##### Given data #####

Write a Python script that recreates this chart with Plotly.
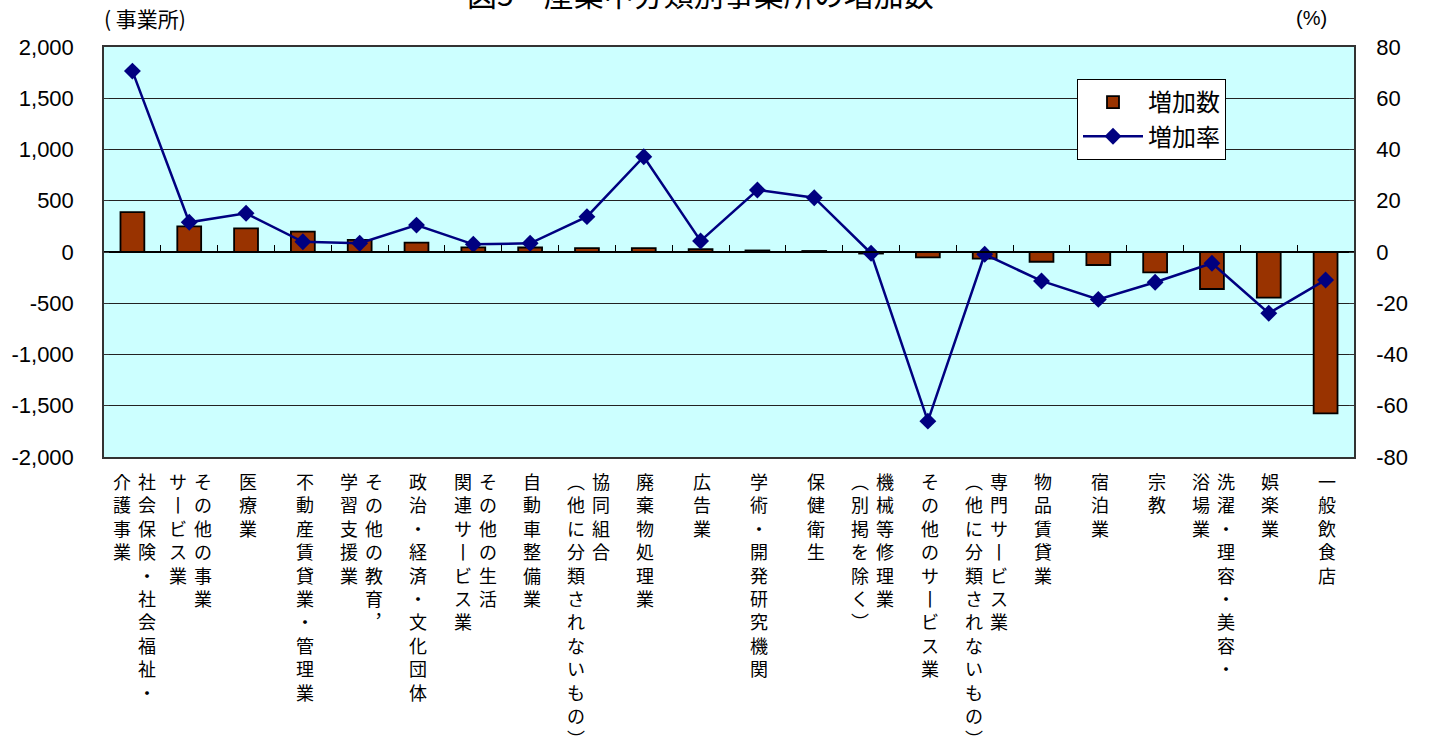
import plotly.graph_objects as go

# ---------------- data ----------------
category_columns = [
    ["社会保険・社会福祉・", "介護事業"],
    ["その他の事業", "サービス業"],
    ["医療業"],
    ["不動産賃貸業・管理業"],
    ["その他の教育，", "学習支援業"],
    ["政治・経済・文化団体"],
    ["その他の生活", "関連サービス業"],
    ["自動車整備業"],
    ["協同組合", "（他に分類されないもの）"],
    ["廃棄物処理業"],
    ["広告業"],
    ["学術・開発研究機関"],
    ["保健衛生"],
    ["機械等修理業", "（別掲を除く）"],
    ["その他のサービス業"],
    ["専門サービス業", "（他に分類されないもの）"],
    ["物品賃貸業"],
    ["宿泊業"],
    ["宗教"],
    ["洗濯・理容・美容・", "浴場業"],
    ["娯楽業"],
    ["一般飲食店"],
]
categories = ["".join(c) for c in category_columns]

increase_count = [390, 250, 231, 198, 118, 91, 46, 44, 38, 37, 27, 15, 10, -15,
                  -52, -65, -95, -127, -198, -361, -446, -1574]
increase_rate = [70.6, 11.6, 15.1, 4.0, 3.4, 10.5, 3.0, 3.4, 13.8, 37.2, 4.3, 24.2,
                 21.2, -0.5, -66.0, -0.9, -11.3, -18.5, -11.8, -4.4, -23.9, -10.9]

left_tick_vals = [-2000, -1500, -1000, -500, 0, 500, 1000, 1500, 2000]
left_tick_text = ["-2,000", "-1,500", "-1,000", "-500", "0", "500", "1,000", "1,500", "2,000"]
right_tick_vals = [-80, -60, -40, -20, 0, 20, 40, 60, 80]
right_tick_text = ["-80", "-60", "-40", "-20", "0", "20", "40", "60", "80"]

title_text = "図5　産業中分類別事業所の増加数"
left_unit = "( 事業所)"
right_unit = "(%)"
series_names = ["増加数", "増加率"]

# ---------------- figure ----------------
W, H = 1431, 753
L, R, T, B = 104, 1354, 47, 457
JP = "Noto Sans CJK JP"
NUM = "Liberation Sans, Arial, " + JP

xs = list(range(len(categories)))
xrange = [-0.5, len(categories) - 0.5]

fig = go.Figure()
fig.add_trace(go.Bar(
    x=xs, y=increase_count, name=series_names[0],
    xaxis="x", yaxis="y",
    width=0.42,
    marker=dict(color="#993300", line=dict(color="#000000", width=1.8)),
    legendgroup="a",
))
# invisible helper trace so the zero-line category axis (x2) is drawn
fig.add_trace(go.Scatter(
    x=[xs[0]], y=[0], xaxis="x2", yaxis="y", mode="markers",
    marker=dict(opacity=0, size=1), showlegend=False, hoverinfo="skip",
))
fig.add_trace(go.Scatter(
    x=xs, y=increase_rate, name=series_names[1],
    xaxis="x", yaxis="y2",
    mode="lines+markers",
    line=dict(color="#000080", width=2.5),
    marker=dict(symbol="diamond", size=13, color="#000080"),
    legendgroup="b",
))

fig.update_layout(
    width=W, height=H,
    margin=dict(l=L, r=W - R, t=T, b=H - B, pad=0),
    paper_bgcolor="white",
    plot_bgcolor="#CCFFFF",
    showlegend=True,
    xaxis=dict(
        range=xrange, showticklabels=False, showgrid=False, zeroline=False,
        showline=True, linecolor="#333333", linewidth=1.5, mirror=True, ticks="",
    ),
    xaxis2=dict(
        range=xrange, overlaying="x", anchor="free", position=0.5,
        showticklabels=False, showgrid=False, zeroline=False,
        showline=True, linecolor="#000000", linewidth=1.5,
        ticks="inside", ticklen=6, tickwidth=1, tickcolor="#000000",
        tickmode="array", tickvals=[i - 0.5 for i in range(len(categories) + 1)],
    ),
    yaxis=dict(
        range=[-2000, 2000], tickmode="array",
        tickvals=left_tick_vals, ticktext=left_tick_text,
        showgrid=True, gridcolor="#222222", gridwidth=1,
        zeroline=False, showline=True, linecolor="#333333", linewidth=1.5,
        ticks="inside", ticklen=5, tickcolor="#333333",
        ticklabelstandoff=24,
        tickfont=dict(family=NUM, size=22, color="#000000"),
    ),
    yaxis2=dict(
        range=[-80, 80], overlaying="y", side="right", anchor="x", tickmode="array",
        tickvals=right_tick_vals, ticktext=right_tick_text,
        showgrid=False, zeroline=False, showline=True, linecolor="#333333", linewidth=1.5,
        ticks="inside", ticklen=5, tickcolor="#333333",
        ticklabelstandoff=16,
        tickfont=dict(family=NUM, size=22, color="#000000"),
    ),
    legend=dict(
        x=(1077 - L) / (R - L), y=(B - 79) / (B - T), xanchor="left", yanchor="top",
        bgcolor="white", bordercolor="#000000", borderwidth=1,
        font=dict(family=JP, size=24, color="#000000"),
        itemwidth=60, tracegroupgap=12, traceorder="normal",
    ),
)

# vertical category labels
vert_map = {"ー": "丨", "（": "︵", "）": "︶", "，": "︐"}
col_off = 25 / ((R - L) / len(categories))
label_top = (B - 466) / (B - T)
for i, cols in enumerate(category_columns):
    n = len(cols)
    for j, col in enumerate(cols):
        # columns read right-to-left
        off = ((n - 1) / 2 - j) * col_off
        txt = "<br>".join(vert_map.get(ch, ch) for ch in col)
        fig.add_annotation(
            x=i + off + 0.03, xref="x", y=label_top, yref="paper",
            text=txt, showarrow=False, xanchor="center", yanchor="top",
            align="center", font=dict(family=JP, size=18, color="#000000"),
        )

def px_to_paper(px, py):
    return (px - L) / (R - L), (B - py) / (B - T)

ux, uy = px_to_paper(145, 18)
fig.add_annotation(x=ux, xref="paper", y=uy, yref="paper",
                   xanchor="center", yanchor="middle", showarrow=False,
                   text=left_unit, font=dict(family=JP, size=21, color="#000000"))
ux, uy = px_to_paper(1311, 18)
fig.add_annotation(x=ux, xref="paper", y=uy, yref="paper",
                   xanchor="center", yanchor="middle", showarrow=False,
                   text=right_unit, font=dict(family=NUM, size=20, color="#000000"))
ux, uy = px_to_paper(700, -7)
fig.add_annotation(x=ux, xref="paper", y=uy, yref="paper",
                   xanchor="center", yanchor="middle", showarrow=False,
                   text=title_text, font=dict(family=JP, size=30, color="#000000"))

fig.write_html("out.html")
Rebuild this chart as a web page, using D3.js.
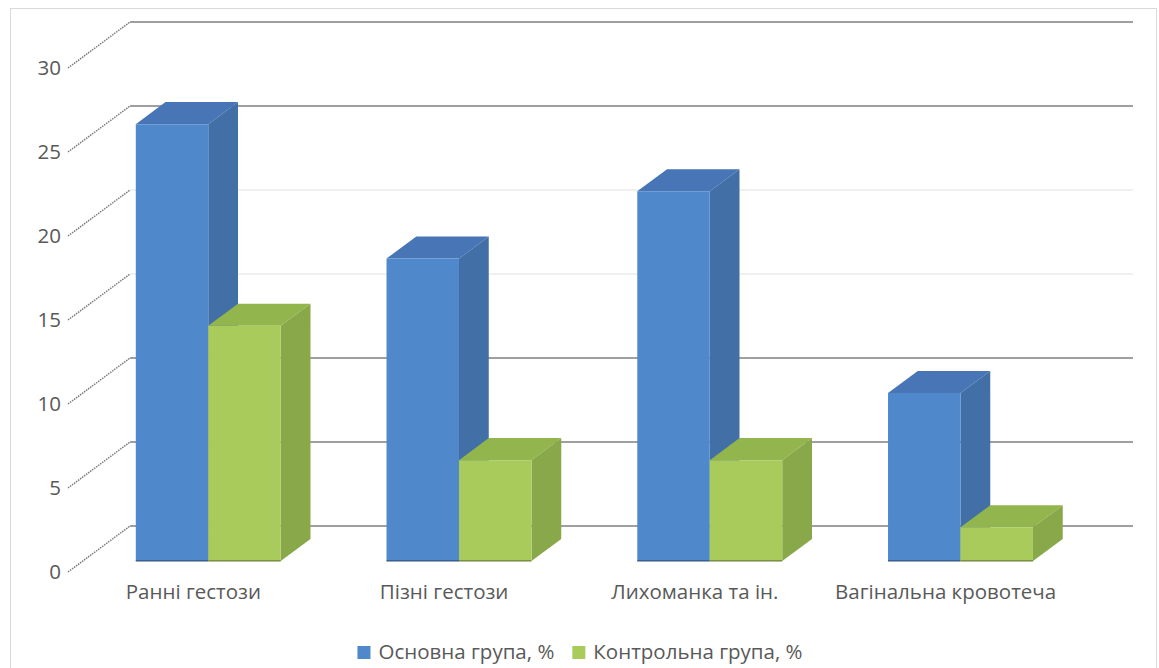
<!DOCTYPE html>
<html><head><meta charset="utf-8">
<script src="https://cdn.jsdelivr.net/npm/d3@7"></script>
<style>
html,body{margin:0;padding:0;background:#fff;}
svg{display:block;}
text{font-family:"Open Sans","Noto Sans",sans-serif;fill:#595959;}
</style></head>
<body><svg id="c" width="1159" height="668"></svg>
<script>
const categories = ["Ранні гестози","Пізні гестози","Лихоманка та ін.","Вагінальна кровотеча"];
const seriesNames = ["Основна група, %","Контрольна група, %"];
const mainGroup = [26,18,22,10];
const controlGroup = [14,6,6,2];
const yTicks = [0,5,10,15,20,25,30];
const darkGrid = [0,5,10,25,30];

const frontColors = ["#4f88cb","#a8cb5c"];
const topColors = ["#4775b6","#93b54d"];
const sideColors = ["#426fa6","#88a84a"];

const svg = d3.select("#c");
const W=1159,H=668;
svg.append("rect").attr("x",10.5).attr("y",8.5).attr("width",1146).attr("height",H+10)
  .attr("fill","#fff").attr("stroke","#d9d9d9").attr("stroke-width",1);

// projection params
const DX=62, DY=46;
const y = d3.scaleLinear().domain([0,30]).range([572,68]);
const x = d3.scaleBand().domain(categories).range([68,1071]);
const sub = d3.scaleBand().domain(seriesNames).range([0,x.bandwidth()]).paddingOuter(0.73).paddingInner(0);
const F0=0.24, F1=0.72;
const P=(px,v,f)=>[px+f*DX, y(v)-f*DY];
const FS=20.5;

// back wall gridlines
yTicks.forEach(t=>{
  const [bx,by]=P(x.range()[0],t,1);
  const [ex]=P(x.range()[1],t,1);
  const dark = darkGrid.includes(t);
  svg.append("line").attr("x1",bx).attr("x2",ex).attr("y1",by).attr("y2",by)
    .attr("stroke",dark?"#7f7f7f":"#e2e2e2").attr("stroke-width",dark?1.4:1.2);
  // side diagonal
  const [fx,fy]=P(x.range()[0],t,0);
  svg.append("line").attr("x1",fx).attr("y1",fy).attr("x2",bx).attr("y2",by)
    .attr("stroke","#7a7a7a").attr("stroke-width",1.5).attr("stroke-dasharray","1.5,1");
  svg.append("text").attr("x",fx-7).attr("y",fy).attr("dy","0.36em")
    .attr("text-anchor","end").attr("font-size",FS).text(t);
});

// bars
const data = categories.map((c,i)=>({c, vals:[mainGroup[i],controlGroup[i]]}));
const poly=(pts)=>pts.map(p=>p.join(",")).join(" ");
data.forEach(d=>{
  d.vals.forEach((v,si)=>{
    const x0 = x(d.c)+sub(seriesNames[si]);
    const x1 = x0+sub.bandwidth();
    const g = svg.append("g");
    g.append("polygon").attr("points",poly([P(x0,v,F0),P(x1,v,F0),P(x1,v,F1),P(x0,v,F1)]))
      .attr("fill",topColors[si]);
    g.append("polygon").attr("points",poly([P(x1,0,F0),P(x1,v,F0),P(x1,v,F1),P(x1,0,F1)]))
      .attr("fill",sideColors[si]);
    g.append("polygon").attr("points",poly([P(x0,0,F0),P(x1,0,F0),P(x1,v,F0),P(x0,v,F0)]))
      .attr("fill",frontColors[si]);
    const [bx0,by0]=P(x0,0,F0),[bx1]=P(x1,0,F0);
    g.append("line").attr("x1",bx0).attr("x2",bx1).attr("y1",by0).attr("y2",by0)
      .attr("stroke",si?"#6b7f3a":"#34557f").attr("stroke-width",1.2);
  });
});

// category labels
categories.forEach(c=>{
  svg.append("text").attr("x",x(c)+x.bandwidth()/2).attr("y",599)
    .attr("text-anchor","middle").attr("font-size",FS).text(c);
});

// legend
const lg = svg.append("g");
let cx=0;
seriesNames.forEach((s,i)=>{
  lg.append("rect").attr("x",cx).attr("y",-13).attr("width",13).attr("height",13).attr("fill",frontColors[i]);
  const t=lg.append("text").attr("x",cx+21).attr("y",0).attr("font-size",FS).text(s);
  cx += 21 + t.node().getComputedTextLength() + 18;
});
const lw = cx-18;
lg.attr("transform",`translate(${580-lw/2},659)`);
</script></body></html>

#####

### [Work to do]
Transcribe, leaving out pictures, each line from the one containing "Rebuild this chart" through the one containing "const darkGrid = [0,5,10,25,30];".

### [Task result]
Rebuild this chart as a web page, using D3.js.
<!DOCTYPE html>
<html><head><meta charset="utf-8">
<script src="https://cdn.jsdelivr.net/npm/d3@7"></script>
<style>
html,body{margin:0;padding:0;background:#fff;}
svg{display:block;}
text{font-family:"Open Sans","Noto Sans",sans-serif;fill:#595959;}
</style></head>
<body><svg id="c" width="1159" height="668"></svg>
<script>
const categories = ["Ранні гестози","Пізні гестози","Лихоманка та ін.","Вагінальна кровотеча"];
const seriesNames = ["Основна група, %","Контрольна група, %"];
const mainGroup = [26,18,22,10];
const controlGroup = [14,6,6,2];
const yTicks = [0,5,10,15,20,25,30];
const darkGrid = [0,5,10,25,30];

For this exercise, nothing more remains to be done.